4.7 z-Test of Two Proportions
The z-test uses the difference in sample proportions \(\hat{d} = p_1 - p_2\) as an estimate of the difference in population proportions \(\delta = \pi_1 - \pi_2\) to evaluate an hypothesized difference in population proportions \(d_0 = \pi_0 - \pi_1\) and/or construct a \((1−\alpha)\%\) confidence interval around \(\hat{d}\) to estimate \(\delta\) within a margin of error \(\epsilon\).
The z-test applies when the central limit theorem conditions hold so that the normal distribution approximates the binomial distribution.
- the sample is independently drawn, meaning random assignment (experiments) or random sampling without replacement from \(n < 10\%\) of the population (observational studies),
- there are at least \(n_i p_i >= 5\) successes and \(n_i (1 - p_i) >= 5\) failures for each group \(i\),
- the sample sizes are both \(n_i >= 30\), and
- the probability of success for each group is not extreme, \(0.2 < \pi_i < 0.8\).

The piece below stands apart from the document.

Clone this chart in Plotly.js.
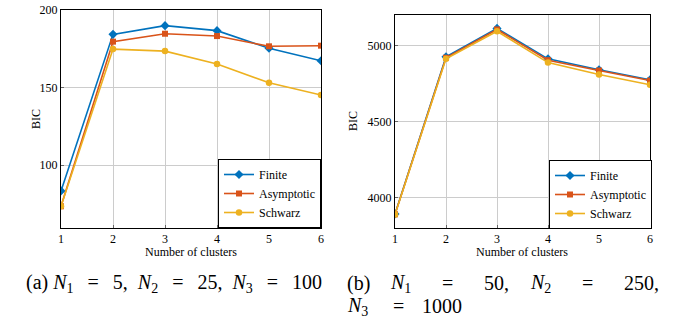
<!DOCTYPE html>
<html>
<head>
<meta charset="utf-8">
<script src="https://cdn.plot.ly/plotly-3.0.1.min.js"></script>
<style>html,body{margin:0;padding:0;background:#fff;}#plot{width:677px;height:318px;}</style>
</head>
<body>
<div id="plot"></div>
<script>
// Data
const clusters = [1, 2, 3, 4, 5, 6];
const seriesNames = ["Finite", "Asymptotic", "Schwarz"];
// (a) N1=5, N2=25, N3=100
const finiteA     = [83.4, 184.3, 189.9, 186.7, 175.3, 167.3];
const asymptoticA = [73.5, 179.6, 184.7, 183.2, 176.6, 177.0];
const schwarzA    = [73.5, 174.8, 173.5, 165.2, 153.1, 145.2];
// (b) N1=50, N2=250, N3=1000
const finiteB     = [3892, 4925, 5112, 4912, 4840, 4774];
const asymptoticB = [3890, 4919, 5105, 4903, 4835, 4769];
const schwarzB    = [3889, 4912, 5093, 4887, 4809, 4741];
const xTickVals = [1, 2, 3, 4, 5, 6];
const yTickValsA = [100, 150, 200];
const yTickValsB = [4000, 4500, 5000];
const xTitle = "Number of clusters";
const yTitle = "BIC";

const colors = ["#0072BD", "#D95319", "#EDB120"];
const symbols = ["diamond", "square", "circle"];
const sizes = [7, 6, 6.5];
const FONT = "Liberation Serif";

const dataA = [finiteA, asymptoticA, schwarzA];
const dataB = [finiteB, asymptoticB, schwarzB];
const traces = [];
dataA.forEach((ys, i) => traces.push({
  x: clusters, y: ys, xaxis: "x", yaxis: "y", name: seriesNames[i], legend: "legend",
  mode: "lines+markers", line: {color: colors[i], width: 1.6},
  marker: {symbol: symbols[i], size: sizes[i], color: colors[i]}
}));
dataB.forEach((ys, i) => traces.push({
  x: clusters, y: ys, xaxis: "x2", yaxis: "y2", name: seriesNames[i], legend: "legend2",
  mode: "lines+markers", line: {color: colors[i], width: 1.6},
  marker: {symbol: symbols[i], size: sizes[i], color: colors[i]}
}));

function xax(domain, anchor) {
  return {domain: domain, anchor: anchor, range: [1, 6], tickvals: xTickVals,
    showgrid: true, gridcolor: "#cccccc", gridwidth: 1, zeroline: false,
    showline: true, linecolor: "#000", linewidth: 1, mirror: true,
    ticks: "inside", ticklen: 3, tickcolor: "#666",
    tickfont: {family: FONT, size: 12, color: "#000"}};
}
function yax(domain, anchor, range, tv) {
  return {domain: domain, anchor: anchor, range: range, tickvals: tv,
    showgrid: true, gridcolor: "#cccccc", gridwidth: 1, zeroline: false,
    showline: true, linecolor: "#000", linewidth: 1, mirror: true,
    ticks: "inside", ticklen: 3, tickcolor: "#666",
    tickfont: {family: FONT, size: 12, color: "#000"}};
}

const W = 677, H = 318;
const px = v => v / W, py = v => (H - v) / H;

const ann = [];
function t(text, x, y, size, xanchor) {
  ann.push({text: text, x: px(x), y: py(y), xref: "paper", yref: "paper",
    xanchor: xanchor || "center", yanchor: "middle", showarrow: false,
    font: {family: FONT, size: size, color: "#000"}});
}
// axis titles
t(xTitle, 191, 252, 12);
t(xTitle, 522, 252, 12);
ann.push({text: yTitle, x: px(27), y: py(119), xref: "paper", yref: "paper", textangle: -90,
  showarrow: false, font: {family: FONT, size: 12, color: "#000"}});
ann.push({text: yTitle, x: px(353), y: py(121), xref: "paper", yref: "paper", textangle: -90,
  showarrow: false, font: {family: FONT, size: 12, color: "#000"}});
// captions
const CS = 20;
const EQ = "\u2002\u2009=\u2002\u2009";
t("(a) <i>N</i><sub>1</sub>" + EQ + "5,\u2002<i>N</i><sub>2</sub>" + EQ + "25,\u2002<i>N</i><sub>3</sub>" + EQ + "100", 174, 283, CS);
t("(b)", 345, 283, CS, "left");
t("<i>N</i><sub>1</sub>", 388, 283, CS, "left");
t("=", 447, 283, CS);
t("50,", 482, 283, CS, "left");
t("<i>N</i><sub>2</sub>", 528, 283, CS, "left");
t("=", 587, 283, CS);
t("250,", 661, 283, CS, "right");
t("<i>N</i><sub>3</sub>", 345, 306, CS, "left");
t("=", 398, 306, CS);
t("1000", 420, 306, CS, "left");

const legendStyle = (x, y) => ({x: px(x), y: py(y), xanchor: "left", yanchor: "top",
  bgcolor: "#fff", bordercolor: "#000", borderwidth: 1,
  font: {family: FONT, size: 12, color: "#000"}, tracegroupgap: 0, itemwidth: 30});

const layout = {
  width: W, height: H, margin: {l: 0, r: 0, t: 0, b: 0},
  font: {family: FONT, size: 12, color: "#000"},
  paper_bgcolor: "#fff", plot_bgcolor: "#fff", showlegend: true,
  xaxis: xax([px(61), px(321)], "y"),
  yaxis: yax([py(228), py(10)], "x", [59.5, 200], yTickValsA),
  xaxis2: xax([px(395), px(650)], "y2"),
  yaxis2: yax([py(228), py(15)], "x2", [3800, 5200], yTickValsB),
  legend: legendStyle(218, 159),
  legend2: legendStyle(549, 160),
  annotations: ann
};
Plotly.newPlot("plot", traces, layout, {staticPlot: true, displayModeBar: false});
</script>
</body>
</html>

If these conditions hold, the sampling distribution of \(\delta\) is normally distributed around \(\hat{d}\) with standard error \(se_\hat{d} = \sqrt{\frac{p_1(1 - p_1)}{n_1} + \frac{p_2(1 − p_2)}{n_2}}\). The measured values \(\hat{d}\) and \(se_\hat{d}\) approximate the population values \(\delta\) and \(se_\delta\). Define a \((1 − \alpha)\%\) confidence interval as \(\hat{d} \pm z_{\alpha / 2}se_\hat{d}\) or test the hypothesis of \(d = d_0\) with test statistic \(z = \frac{\hat{d} − d_0}{se_{d_0}}\) where \(se_{d_0} = \sqrt{p^*(1 - p^*) \left(\frac{1}{n_1} + \frac{1}{n_2}\right)}\) and \(p^*\) is the overall success probability.